▸ Goal of the exercise: Set out each line from the following listing that includes the word "standalone".

▸ Information shown:
▶
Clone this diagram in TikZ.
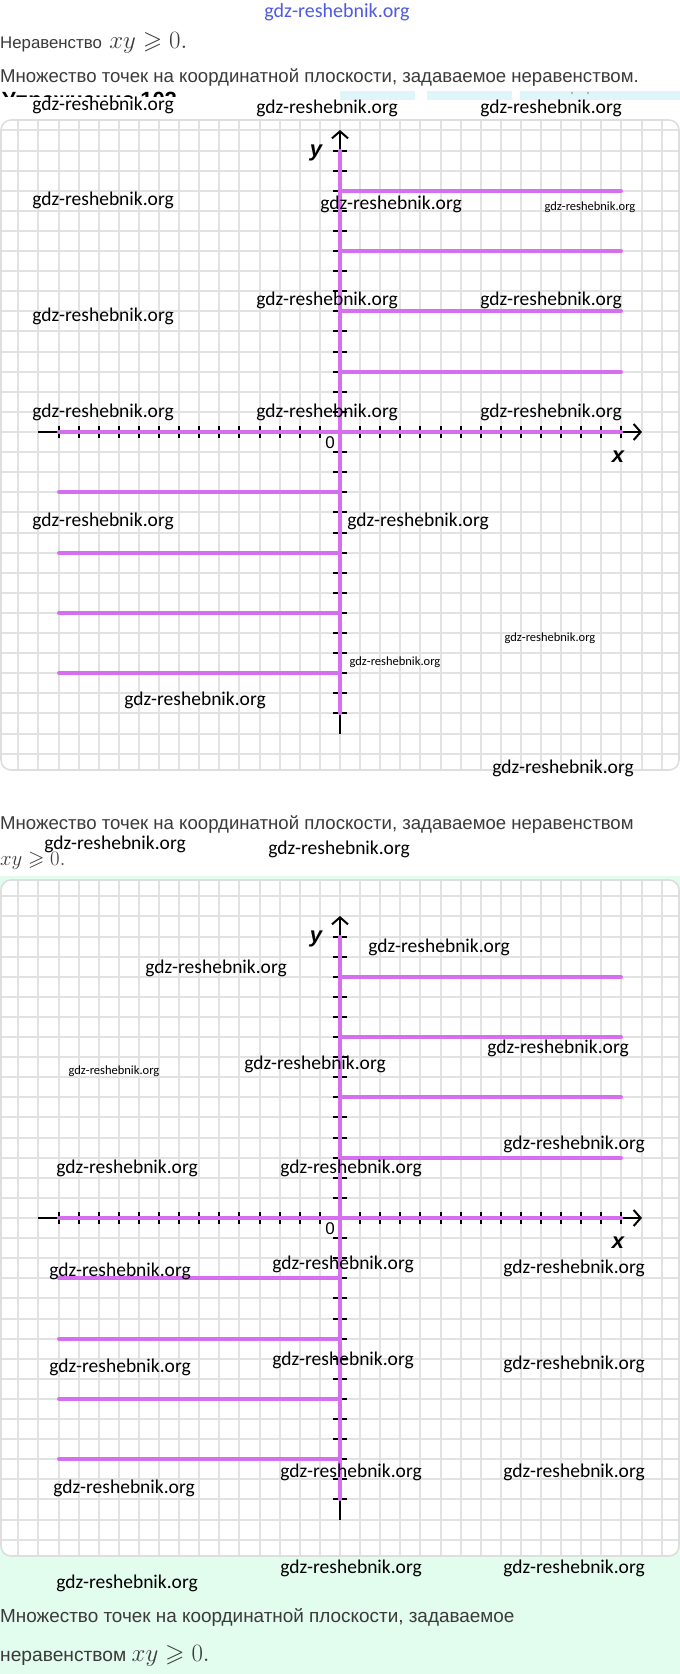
\documentclass[tikz,border=0pt]{standalone}
\usepackage{amssymb}
\usepackage{fontspec}
\setmainfont{Liberation Sans}
\newfontfamily\wmfont{Carlito}
\usetikzlibrary{arrows.meta}
\definecolor{mag}{RGB}{214,110,240}
\definecolor{gridc}{RGB}{226,226,226}
\definecolor{panelb}{RGB}{222,222,222}
\definecolor{mint}{RGB}{226,252,238}
\definecolor{txt}{RGB}{58,58,58}
\definecolor{cyanbar}{RGB}{222,245,249}
\definecolor{logoc}{RGB}{80,90,225}
\newcommand\xyineq[1]{{\fontsize{#1}{#1}\selectfont$xy \geqslant 0.$}}
\tikzset{
  wm/.style={font=\wmfont\fontsize{19.5}{20}\selectfont, text=black, inner sep=0pt},
  wms/.style={font=\wmfont\fontsize{12.5}{13}\selectfont, text=black, inner sep=0pt},
  body/.style={text=txt, inner sep=0pt, anchor=west},
  axlab/.style={font=\bfseries\itshape\fontsize{22}{22}\selectfont, inner sep=0pt},
  zerolab/.style={font=\fontsize{17}{17}\selectfont, inner sep=0pt},
  magline/.style={mag, line width=4pt, line cap=round},
  axisline/.style={black, line width=2pt},
  tickx/.style={black, line width=2pt},
}
\newcommand\coordpanel[4]{%
  % #1 axis y, #2 top, #3 bottom, #4 name prefix
  \begin{scope}
    \clip[rounded corners=10pt] (1,#2) rectangle (679,#3);
    \fill[white] (0,#2) rectangle (680,#3);
    \foreach \i in {-17,...,17}
      \draw[gridc, line width=1.4pt] ({340+round(20.1*\i)},#2) -- ({340+round(20.1*\i)},#3);
    \foreach \j in {-17,...,17}
      \draw[gridc, line width=1.4pt] (0,{#1+round(20.1*\j)}) -- (680,{#1+round(20.1*\j)});
  \end{scope}
  \draw[panelb, line width=1.6pt, rounded corners=10pt] (1,#2) rectangle (679,#3);
  \coordinate (#4O) at (340,#1);
  \coordinate (#4xL) at ({340-302},#1);
  \coordinate (#4xR) at ({340+302},#1);
  \coordinate (#4yT) at (340,{#1-302});
  \coordinate (#4yB) at (340,{#1+302});
  \draw[axisline, -{Straight Barb[length=7pt,width=16pt]}] (#4xL) -- (#4xR);
  \draw[axisline, -{Straight Barb[length=7pt,width=16pt]}] (#4yB) -- (#4yT);
  \foreach \i in {-14,...,-1,1,2,...,14}
    \draw[tickx] ({340+round(20.1*\i)},{#1-6}) -- ({340+round(20.1*\i)},{#1+6});
  \foreach \j in {-14,...,-1,1,2,...,14}
    \draw[tickx] (333,{#1+round(20.1*\j)}) -- (347,{#1+round(20.1*\j)});
  \coordinate (#4mxL) at ({340-281},#1);
  \coordinate (#4mxR) at ({340+281},#1);
  \coordinate (#4myT) at (340,{#1-281});
  \coordinate (#4myB) at (340,{#1+281});
  \draw[magline] (#4mxL) -- (#4mxR);
  \draw[magline] (#4myT) -- (#4myB);
  \foreach \k in {3,6,9,12} {
    \draw[magline] (340,{#1-round(20.1*\k)}) -- ({340+281},{#1-round(20.1*\k)});
    \draw[magline] ({340-281},{#1+round(20.1*\k)}) -- (340,{#1+round(20.1*\k)});
  }
  \node[axlab] (#4ylab) at (316,{#1-279}) {y};
  \node[axlab] (#4xlab) at (618,{#1+25}) {x};
  \node[zerolab] (#4zero) at (330,{#1+11}) {0};
}
\begin{document}
\begin{tikzpicture}[x=1pt,y=-1pt]
\useasboundingbox (0,0) rectangle (680,1674);
\fill[white] (0,0) rectangle (680,1674);
% mint background behind second panel
\fill[mint] (0,876) rectangle (680,1674);

% top logo
\node[font=\wmfont\fontsize{20}{20}\selectfont, text=logoc, inner sep=0pt] (logo) at (337,12) {gdz-reshebnik.org};

% first texts
\node[body, font=\fontsize{16.8}{18}\selectfont] (t1) at (0,43) {Неравенство\, \xyineq{25}};
\node[body, font=\fontsize{18.6}{20}\selectfont] (t2) at (0,78) {Множество точек на координатной плоскости, задаваемое неравенством.};

% partially hidden heading and cyan bars
\begin{scope}
  \clip (0,91) rectangle (220,96);
  \node[font=\bfseries\fontsize{22}{22}\selectfont, anchor=base west, inner sep=0pt] (head) at (2,107) {Упражнение 102};
\end{scope}
\fill[cyanbar] (340,91) rectangle (415,100);
\fill[cyanbar] (427,91) rectangle (512,100);
\fill[cyanbar] (520,91) rectangle (680,100);
\fill[gray] (572,93) circle (0.8);
\fill[gray] (588,93) circle (0.8);

% panel 1
\coordpanel{432}{120}{770}{a}

% panel 1 watermarks
\node[wm] (w1) at (103,105) {gdz-reshebnik.org};
\node[wm] (w2) at (327,108) {gdz-reshebnik.org};
\node[wm] (w3) at (551,108) {gdz-reshebnik.org};
\node[wm] (w4) at (103,200) {gdz-reshebnik.org};
\node[wm] (w5) at (391,204) {gdz-reshebnik.org};
\node[wms] (w6) at (590,207) {gdz-reshebnik.org};
\node[wm] (w7) at (327,300) {gdz-reshebnik.org};
\node[wm] (w8) at (551,300) {gdz-reshebnik.org};
\node[wm] (w9) at (103,316) {gdz-reshebnik.org};
\node[wm] (w10) at (103,412) {gdz-reshebnik.org};
\node[wm] (w11) at (327,412) {gdz-reshebnik.org};
\node[wm] (w12) at (551,412) {gdz-reshebnik.org};
\node[wm] (w13) at (103,521) {gdz-reshebnik.org};
\node[wm] (w14) at (418,521) {gdz-reshebnik.org};
\node[wms] (w15) at (550,638) {gdz-reshebnik.org};
\node[wms] (w16) at (395,662) {gdz-reshebnik.org};
\node[wm] (w17) at (195,700) {gdz-reshebnik.org};
\node[wm] (w18) at (563,768) {gdz-reshebnik.org};

% second texts
\node[body, font=\fontsize{18.6}{20}\selectfont] (t3) at (0,825) {Множество точек на координатной плоскости, задаваемое неравенством};
\node[body] (t4) at (0,861) {\xyineq{21}};

% panel 2
\coordpanel{1218}{880}{1556}{b}

% panel 2 watermarks
\node[wm] (v1) at (115,844) {gdz-reshebnik.org};
\node[wm] (v2) at (339,849) {gdz-reshebnik.org};
\node[wm] (v3) at (439,947) {gdz-reshebnik.org};
\node[wm] (v4) at (216,968) {gdz-reshebnik.org};
\node[wms] (v5) at (114,1071) {gdz-reshebnik.org};
\node[wm] (v6) at (315,1064) {gdz-reshebnik.org};
\node[wm] (v7) at (558,1048) {gdz-reshebnik.org};
\node[wm] (v8) at (574,1144) {gdz-reshebnik.org};
\node[wm] (v9) at (127,1168) {gdz-reshebnik.org};
\node[wm] (v10) at (351,1168) {gdz-reshebnik.org};
\node[wm] (v11) at (120,1271) {gdz-reshebnik.org};
\node[wm] (v12) at (343,1264) {gdz-reshebnik.org};
\node[wm] (v13) at (574,1268) {gdz-reshebnik.org};
\node[wm] (v14) at (120,1367) {gdz-reshebnik.org};
\node[wm] (v15) at (343,1360) {gdz-reshebnik.org};
\node[wm] (v16) at (574,1364) {gdz-reshebnik.org};
\node[wm] (v17) at (124,1488) {gdz-reshebnik.org};
\node[wm] (v18) at (351,1472) {gdz-reshebnik.org};
\node[wm] (v19) at (574,1472) {gdz-reshebnik.org};
\node[wm] (v20) at (127,1583) {gdz-reshebnik.org};
\node[wm] (v21) at (351,1568) {gdz-reshebnik.org};
\node[wm] (v22) at (574,1568) {gdz-reshebnik.org};

% bottom texts
\node[body, font=\fontsize{18.9}{20}\selectfont] (t5) at (0,1617) {Множество точек на координатной плоскости, задаваемое};
\node[body, font=\fontsize{19.2}{20}\selectfont] (t6) at (0,1656) {неравенством \xyineq{25}};
\end{tikzpicture}
\end{document}
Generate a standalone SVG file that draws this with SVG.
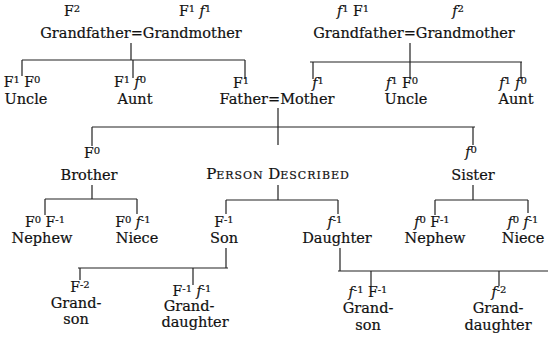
<svg xmlns="http://www.w3.org/2000/svg" width="548" height="340" viewBox="0 0 548 340">
  <style>
    text { font-family: "DejaVu Serif", "Liberation Serif", serif; fill: #111; stroke: #111; stroke-width: 0.2; text-anchor: middle; }
    .n { font-size: 14.5px; }
    .s { font-size: 14px; }
    .sup { font-size: 10px; }
    .i { font-style: italic; }
    .cap { font-size: 15px; }
    .sc { font-size: 11px; letter-spacing: 1px; }
    .ln { stroke: #222; stroke-width: 1.2; fill: none; }
  </style>
  <rect width="548" height="340" fill="#fff"/>

  <!-- connectors -->
  <g id="connectors" class="ln">
    <!-- paternal grandparents to children -->
    <path d="M131 43V60M22 60H245M22 60V76M133 60V78M245 60V79"/>
    <!-- maternal grandparents to children -->
    <path d="M410 43V62M310 62H522M313 62V79M410 62V79M521 62V79"/>
    <!-- parents to children -->
    <path d="M278 108V127M92 127H475M92 127V146M278 127V145M473 127V145"/>
    <!-- brother's children -->
    <path d="M92 185V199M45 199H137M45 199V215M137 199V214"/>
    <!-- person described's children -->
    <path d="M278 185V200M226 200H338M226 200V214M338 200V214"/>
    <!-- sister's children -->
    <path d="M473 185V200M435 200H528M435 200V215M528 200V213"/>
    <!-- son's children -->
    <path d="M226 248V268M78 268H228M80 268V280M193 268V285"/>
    <!-- daughter's children -->
    <path d="M340 248V271M338 271H548M371 271V286M499 271V286"/>
  </g>

  <!-- paternal grandparents -->
  <g id="paternal-grandparents">
    <text class="s" x="72" y="16">F<tspan class="sup" dy="-4">2</tspan></text>
    <text class="s" x="195" y="16">F<tspan class="sup" dy="-4">1</tspan><tspan class="i" dy="4"> f</tspan><tspan class="sup" dy="-4">1</tspan></text>
    <text class="n" x="141" y="38">Grandfather=Grandmother</text>
  </g>

  <!-- maternal grandparents -->
  <g id="maternal-grandparents">
    <text class="s" x="353" y="16"><tspan class="i">f</tspan><tspan class="sup" dy="-4">1</tspan><tspan dy="4"> F</tspan><tspan class="sup" dy="-4">1</tspan></text>
    <text class="s" x="458" y="16"><tspan class="i">f</tspan><tspan class="sup" dy="-4">2</tspan></text>
    <text class="n" x="414" y="38">Grandfather=Grandmother</text>
  </g>

  <g id="paternal-uncle">
    <text class="s" x="22" y="87">F<tspan class="sup" dy="-4">1</tspan><tspan dy="4"> F</tspan><tspan class="sup" dy="-4">0</tspan></text>
    <text class="n" x="26" y="104">Uncle</text>
  </g>

  <g id="paternal-aunt">
    <text class="s" x="130" y="87">F<tspan class="sup" dy="-4">1</tspan><tspan class="i" dy="4"> f</tspan><tspan class="sup" dy="-4">0</tspan></text>
    <text class="n" x="135" y="104">Aunt</text>
  </g>

  <g id="parents">
    <text class="s" x="241" y="88">F<tspan class="sup" dy="-4">1</tspan></text>
    <text class="s" x="318" y="88"><tspan class="i">f</tspan><tspan class="sup" dy="-4">1</tspan></text>
    <text class="n" x="277" y="104">Father=Mother</text>
  </g>

  <g id="maternal-uncle">
    <text class="s" x="402" y="88"><tspan class="i">f</tspan><tspan class="sup" dy="-4">1</tspan><tspan dy="4"> F</tspan><tspan class="sup" dy="-4">0</tspan></text>
    <text class="n" x="406" y="104">Uncle</text>
  </g>

  <g id="maternal-aunt">
    <text class="s" x="513" y="88"><tspan class="i">f</tspan><tspan class="sup" dy="-4">1</tspan><tspan class="i" dy="4"> f</tspan><tspan class="sup" dy="-4">0</tspan></text>
    <text class="n" x="516" y="104">Aunt</text>
  </g>

  <g id="brother">
    <text class="s" x="92" y="158">F<tspan class="sup" dy="-4">0</tspan></text>
    <text class="n" x="89" y="180">Brother</text>
  </g>

  <g id="person-described">
    <text x="278" y="179"><tspan class="cap">P</tspan><tspan class="sc">ERSON </tspan><tspan class="cap">D</tspan><tspan class="sc">ESCRIBED</tspan></text>
  </g>

  <g id="sister">
    <text class="s" x="471" y="157"><tspan class="i">f</tspan><tspan class="sup" dy="-4">0</tspan></text>
    <text class="n" x="473" y="180">Sister</text>
  </g>

  <g id="nephew-brother">
    <text class="s" x="45" y="227">F<tspan class="sup" dy="-4">0</tspan><tspan dy="4"> F</tspan><tspan class="sup" dy="-4">-1</tspan></text>
    <text class="n" x="42" y="243">Nephew</text>
  </g>

  <g id="niece-brother">
    <text class="s" x="133" y="227">F<tspan class="sup" dy="-4">0</tspan><tspan class="i" dy="4"> f</tspan><tspan class="sup" dy="-4">-1</tspan></text>
    <text class="n" x="137" y="243">Niece</text>
  </g>

  <g id="son">
    <text class="s" x="224" y="227">F<tspan class="sup" dy="-4">-1</tspan></text>
    <text class="n" x="224" y="243">Son</text>
  </g>

  <g id="daughter">
    <text class="s" x="335" y="227"><tspan class="i">f</tspan><tspan class="sup" dy="-4">-1</tspan></text>
    <text class="n" x="337" y="243">Daughter</text>
  </g>

  <g id="nephew-sister">
    <text class="s" x="432" y="227"><tspan class="i">f</tspan><tspan class="sup" dy="-4">0</tspan><tspan dy="4"> F</tspan><tspan class="sup" dy="-4">-1</tspan></text>
    <text class="n" x="435" y="243">Nephew</text>
  </g>

  <g id="niece-sister">
    <text class="s" x="523" y="227"><tspan class="i">f</tspan><tspan class="sup" dy="-4">0</tspan><tspan class="i" dy="4"> f</tspan><tspan class="sup" dy="-4">-1</tspan></text>
    <text class="n" x="523" y="243">Niece</text>
  </g>

  <g id="grandson-son">
    <text class="s" x="80" y="292">F<tspan class="sup" dy="-4">-2</tspan></text>
    <text class="n" x="76" y="308">Grand-</text>
    <text class="n" x="76" y="324">son</text>
  </g>

  <g id="granddaughter-son">
    <text class="s" x="192" y="296">F<tspan class="sup" dy="-4">-1</tspan><tspan class="i" dy="4"> f</tspan><tspan class="sup" dy="-4">-1</tspan></text>
    <text class="n" x="189" y="311">Grand-</text>
    <text class="n" x="195" y="327">daughter</text>
  </g>

  <g id="grandson-daughter">
    <text class="s" x="368" y="297"><tspan class="i">f</tspan><tspan class="sup" dy="-4">-1</tspan><tspan dy="4"> F</tspan><tspan class="sup" dy="-4">-1</tspan></text>
    <text class="n" x="368" y="313">Grand-</text>
    <text class="n" x="368" y="330">son</text>
  </g>

  <g id="granddaughter-daughter">
    <text class="s" x="499" y="297"><tspan class="i">f</tspan><tspan class="sup" dy="-4">-2</tspan></text>
    <text class="n" x="498" y="313">Grand-</text>
    <text class="n" x="498" y="330">daughter</text>
  </g>
</svg>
◀
▸ Exercise answer:
\documentclass[tikz,border=0pt]{standalone}
Generate a standalone SVG file that draws this with SVG.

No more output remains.